The President's address to a joint sitting of the two Houses of Parliament every February is republican India's adaptation of the "Speech from the Throne" at Westminster. Sadly, as with several other practices and precedents of the colonial past retained after Independence, the annual opening of Parliament has also been reduced to a flawed ritual. To make matters worse, it is all too often robbed of its solemnity, even dignity.

On the latest occasion, the first when A.P.J. Abdul Kalam took the podium in Parliament's Central Hall, things were mercifully not so bad as they have sometimes been in the past but they were bad enough. The reference here is not to the easily avoidable strain put on the octogenarian Vice-President, Bhairon Singh Shekhawat, about which more will be said presently. One must first bemoan something that has gone practically unnoticed presumably because it is now considered routine.
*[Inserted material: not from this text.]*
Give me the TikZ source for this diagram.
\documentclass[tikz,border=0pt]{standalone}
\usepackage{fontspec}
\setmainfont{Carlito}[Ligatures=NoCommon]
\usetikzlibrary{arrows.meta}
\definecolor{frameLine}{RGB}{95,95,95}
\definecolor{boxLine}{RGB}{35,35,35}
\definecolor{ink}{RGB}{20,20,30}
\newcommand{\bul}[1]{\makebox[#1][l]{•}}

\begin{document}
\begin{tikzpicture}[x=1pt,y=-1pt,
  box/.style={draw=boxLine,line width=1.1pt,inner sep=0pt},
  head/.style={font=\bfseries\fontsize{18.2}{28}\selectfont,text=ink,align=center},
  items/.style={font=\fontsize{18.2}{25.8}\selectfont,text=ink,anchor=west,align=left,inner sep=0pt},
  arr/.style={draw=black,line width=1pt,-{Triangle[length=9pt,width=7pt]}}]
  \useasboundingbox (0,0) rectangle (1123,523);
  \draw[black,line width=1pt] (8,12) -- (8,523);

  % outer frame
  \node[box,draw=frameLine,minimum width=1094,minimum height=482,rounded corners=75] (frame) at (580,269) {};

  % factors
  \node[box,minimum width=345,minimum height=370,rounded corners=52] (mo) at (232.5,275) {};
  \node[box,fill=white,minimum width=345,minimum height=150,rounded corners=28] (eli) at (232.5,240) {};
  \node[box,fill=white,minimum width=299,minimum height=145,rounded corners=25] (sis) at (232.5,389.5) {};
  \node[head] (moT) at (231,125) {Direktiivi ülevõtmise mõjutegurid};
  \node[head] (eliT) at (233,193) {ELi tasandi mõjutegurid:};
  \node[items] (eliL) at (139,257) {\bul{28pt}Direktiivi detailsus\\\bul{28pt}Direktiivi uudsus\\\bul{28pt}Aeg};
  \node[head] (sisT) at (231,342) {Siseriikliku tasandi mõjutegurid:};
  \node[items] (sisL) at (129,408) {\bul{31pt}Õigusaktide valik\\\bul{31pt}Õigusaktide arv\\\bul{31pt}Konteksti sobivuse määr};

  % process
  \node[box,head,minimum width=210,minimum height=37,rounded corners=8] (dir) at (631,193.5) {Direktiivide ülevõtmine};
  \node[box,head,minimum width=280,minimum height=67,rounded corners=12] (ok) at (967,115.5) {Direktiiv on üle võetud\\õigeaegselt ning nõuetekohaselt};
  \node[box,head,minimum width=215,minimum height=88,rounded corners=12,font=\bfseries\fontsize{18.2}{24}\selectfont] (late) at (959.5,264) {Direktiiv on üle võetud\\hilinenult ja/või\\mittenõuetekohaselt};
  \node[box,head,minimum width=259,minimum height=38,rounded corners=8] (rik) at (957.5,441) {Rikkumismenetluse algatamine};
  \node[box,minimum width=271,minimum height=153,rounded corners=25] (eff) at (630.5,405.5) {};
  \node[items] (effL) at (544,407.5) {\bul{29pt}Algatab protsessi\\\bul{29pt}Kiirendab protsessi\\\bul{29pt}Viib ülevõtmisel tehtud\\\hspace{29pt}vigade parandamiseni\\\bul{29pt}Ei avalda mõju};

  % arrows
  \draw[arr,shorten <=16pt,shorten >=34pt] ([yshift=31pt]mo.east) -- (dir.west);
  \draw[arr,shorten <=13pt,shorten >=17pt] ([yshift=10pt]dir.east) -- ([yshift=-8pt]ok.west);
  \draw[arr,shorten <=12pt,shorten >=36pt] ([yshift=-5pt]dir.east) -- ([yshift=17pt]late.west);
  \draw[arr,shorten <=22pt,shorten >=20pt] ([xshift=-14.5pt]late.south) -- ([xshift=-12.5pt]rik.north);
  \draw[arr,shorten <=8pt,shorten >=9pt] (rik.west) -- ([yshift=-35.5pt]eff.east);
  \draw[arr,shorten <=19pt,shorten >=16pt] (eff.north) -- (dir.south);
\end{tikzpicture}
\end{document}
No sooner had Dr. Kalam started speaking than a burly and bellowing member rose in his seat and started screaming, "Rashtrapatiji, something terrible is happening in my State that is also the largest in the country. It needs to be corrected first." He remained on his feet for quite a while though it was difficult to follow what he was saying. Towards the end of the President's marathon speech, there was again some noise but this perhaps was due to crosstalk on various benches, including those occupied by very senior Ministers.

In no legislature in any democratic country worth the description is the head of state, whether a hereditary monarch or an elected president, treated with such lack of courtesy ever. On the contrary, the normal pattern was best reflected by the heart-warming manner in which the United States Congress treated the then U.S. President, Bill Clinton, at a time when it was trying to impeach him. On the evening when Mr. Clinton arrived at the Capitol Hill to deliver his state of the union address, he was greeted with impeccable courtesy and respect and applauded repeatedly. The next morning, the Senators had no hesitation in taking the floor to demand that he should either resign voluntarily or be forced out of the White House. There was another remarkable feature of the debate on the impeachment motionthat eventually failed Each speaker was given exactly three minutes to have his or her say. There was not a single case of the exceptionally rigorous time limit being breached.
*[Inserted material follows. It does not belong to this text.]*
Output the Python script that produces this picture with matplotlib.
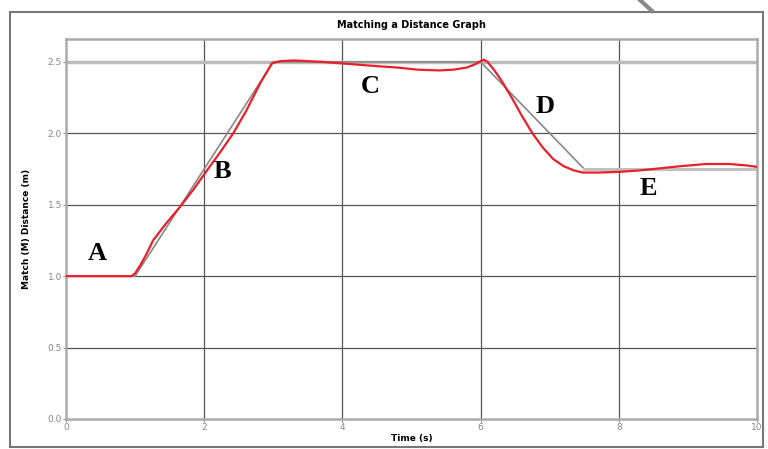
import matplotlib.pyplot as plt
from matplotlib.patches import Rectangle
from matplotlib.lines import Line2D

# target (gray) distance graph
target_t = [0, 1, 3, 6, 7.5, 10]
target_d = [1.0, 1.0, 2.5, 2.5, 1.75, 1.75]

# measured (red) motion
meas_t = [0, 0.5, 0.95, 1.0, 1.08, 1.16, 1.26, 1.45, 1.65, 1.85, 2.04, 2.25, 2.42, 2.6,
          2.81, 2.92, 2.98, 3.1, 3.3, 3.7, 4.1, 4.5, 4.8, 5.1, 5.4, 5.6, 5.8, 5.93, 6.0,
          6.05, 6.1, 6.2, 6.3, 6.45, 6.6, 6.75, 6.9, 7.05, 7.2, 7.35, 7.48, 7.7, 8.0,
          8.3, 8.6, 8.9, 9.26, 9.6, 9.85, 10]
meas_d = [1.0, 1.0, 1.0, 1.02, 1.08, 1.15, 1.25, 1.37, 1.485, 1.61, 1.74, 1.88, 2.0,
          2.15, 2.35, 2.44, 2.49, 2.505, 2.51, 2.5, 2.485, 2.47, 2.46, 2.445, 2.44, 2.445,
          2.46, 2.485, 2.505, 2.515, 2.5, 2.44, 2.37, 2.25, 2.12, 2.0, 1.9, 1.82, 1.77,
          1.74, 1.725, 1.725, 1.73, 1.74, 1.755, 1.77, 1.785, 1.785, 1.775, 1.765]

labels = ['A', 'B', 'C', 'D', 'E']
label_t = [0.45, 2.27, 4.4, 6.93, 8.42]
label_d = [1.16, 1.73, 2.33, 2.19, 1.61]

fig = plt.figure(figsize=(7.68, 4.49), dpi=100)

# outer frame + stray stroke at the top
fig.add_artist(Rectangle((10/768, 2/449), 753/768, 435/449, transform=fig.transFigure,
                         fill=False, edgecolor='#777777', lw=1.5))
fig.add_artist(Line2D([640/768, 652/768], [1.0, 438/449], transform=fig.transFigure,
                      color='#888888', lw=3))

ax = fig.add_axes([66/768, 30/449, 691/768, 380/449])
ax.set_xlim(0, 10)
ax.set_ylim(0, 2.66)
ax.set_xticks([0, 2, 4, 6, 8, 10])
ax.set_yticks([0.0, 0.5, 1.0, 1.5, 2.0, 2.5])
ax.set_yticklabels(['0.0', '0.5', '1.0', '1.5', '2.0', '2.5'])
ax.tick_params(labelsize=6.5, labelcolor='#888888', length=2, color='#888888', pad=1)
for s in ax.spines.values():
    s.set_color('#aaaaaa')
    s.set_linewidth(1.8)

for x in [2, 4, 6, 8]:
    ax.axvline(x, color='#555555', lw=0.9, zorder=1)
for y in [0.5, 1.0, 1.5, 2.0]:
    ax.axhline(y, color='#555555', lw=0.9, zorder=1)
ax.axhline(2.5, color='#bbbbbb', lw=2.5, zorder=1)

ax.plot(target_t, target_d, color='#888888', lw=1.2, zorder=2)
ax.plot(target_t[-2:], target_d[-2:], color='#c0c0c0', lw=2.2, zorder=2)
ax.plot(meas_t, meas_d, color='#e8202a', lw=1.6, zorder=3)

for lab, tx, ty in zip(labels, label_t, label_d):
    ax.text(tx, ty, lab, fontsize=19, fontweight='bold', family='Liberation Serif',
            ha='center', va='center', zorder=4)

ax.set_title('Matching a Distance Graph', fontsize=7, fontweight='bold', pad=8)
ax.set_xlabel('Time (s)', fontsize=6.5, fontweight='bold', labelpad=1)
ax.set_ylabel('Match (M) Distance (m)', fontsize=6.5, fontweight='bold', labelpad=12)

fig.savefig('out.png', dpi=100)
This kind of exemplary discipline is totally alien to many MPs in the world's largest democracy. More often than not, they wallow in disrupting the proceedings and consider rushing to the well of the House the acme of parliamentary manners. Strangely, there are some that justify this appalling situation. One of their arguments is that the nation's parliament must reflect whatever happens outside in the country at large. A more absurd proposition is hard to imagine. Should members of Parliament be setters of good examples and role models for the people or should they behave in the august premises as rumbustious mobs do in the streets?

Some seasoned parliamentarians hold the media partly responsible for the sorry state of affairs. They say that the time when newspapers gave adequate and fair coverage to parliamentary proceedings, especially to the speeches of those who did their homework before taking the floor, were over long ago. Today newspapers splash on their front pages and TV channels beam at prime time the activities of only those who happily "hold Parliament to ransom."

There is a point to this but even this does not explain, leave excuse, disrespect shown to the head of state. To be sure, there was no problem on this score during the first 15 years or so since Independence. The rot set in only towards the end of the Sixties and has worsened over the subsequent decades. Because it was not nipped in the bud, the tolerance for it has risen to a dangerous level.

This apart, Monday's events also underscored the perils of making the President's speech unconscionably long and unbearably boring. Let me hasten to add that the President does not write his address to Parliament. It is a statement of the government policy and is therefore drafted by some faceless bureaucrats and approved by the Cabinet. It appears that this time round all ministries were asked to brag about their achievements real or imaginary. Everything that they sent was apparently included in the address. Consequently, what should have been a crisp and interesting statement of national policy and the government's legislative agenda turned into a huge collection of Press Information Bureau handouts, giving dull details and myriad of meaningless minutiae.

In heaven's name, what place do the bifurcation of the UTI, "corporatisation" of the SEBI, reorganisation of the UCG, the Kelkar committee's recommendations, the latest allocations for sanitation and so on have in the President's address, especially because all these dreary subjects have already been discussed threadbare?

It took the President a full 75 minutes to read out this tremendous trivia.

The luckless Vice-President had give up before completing the even longer Hindi version.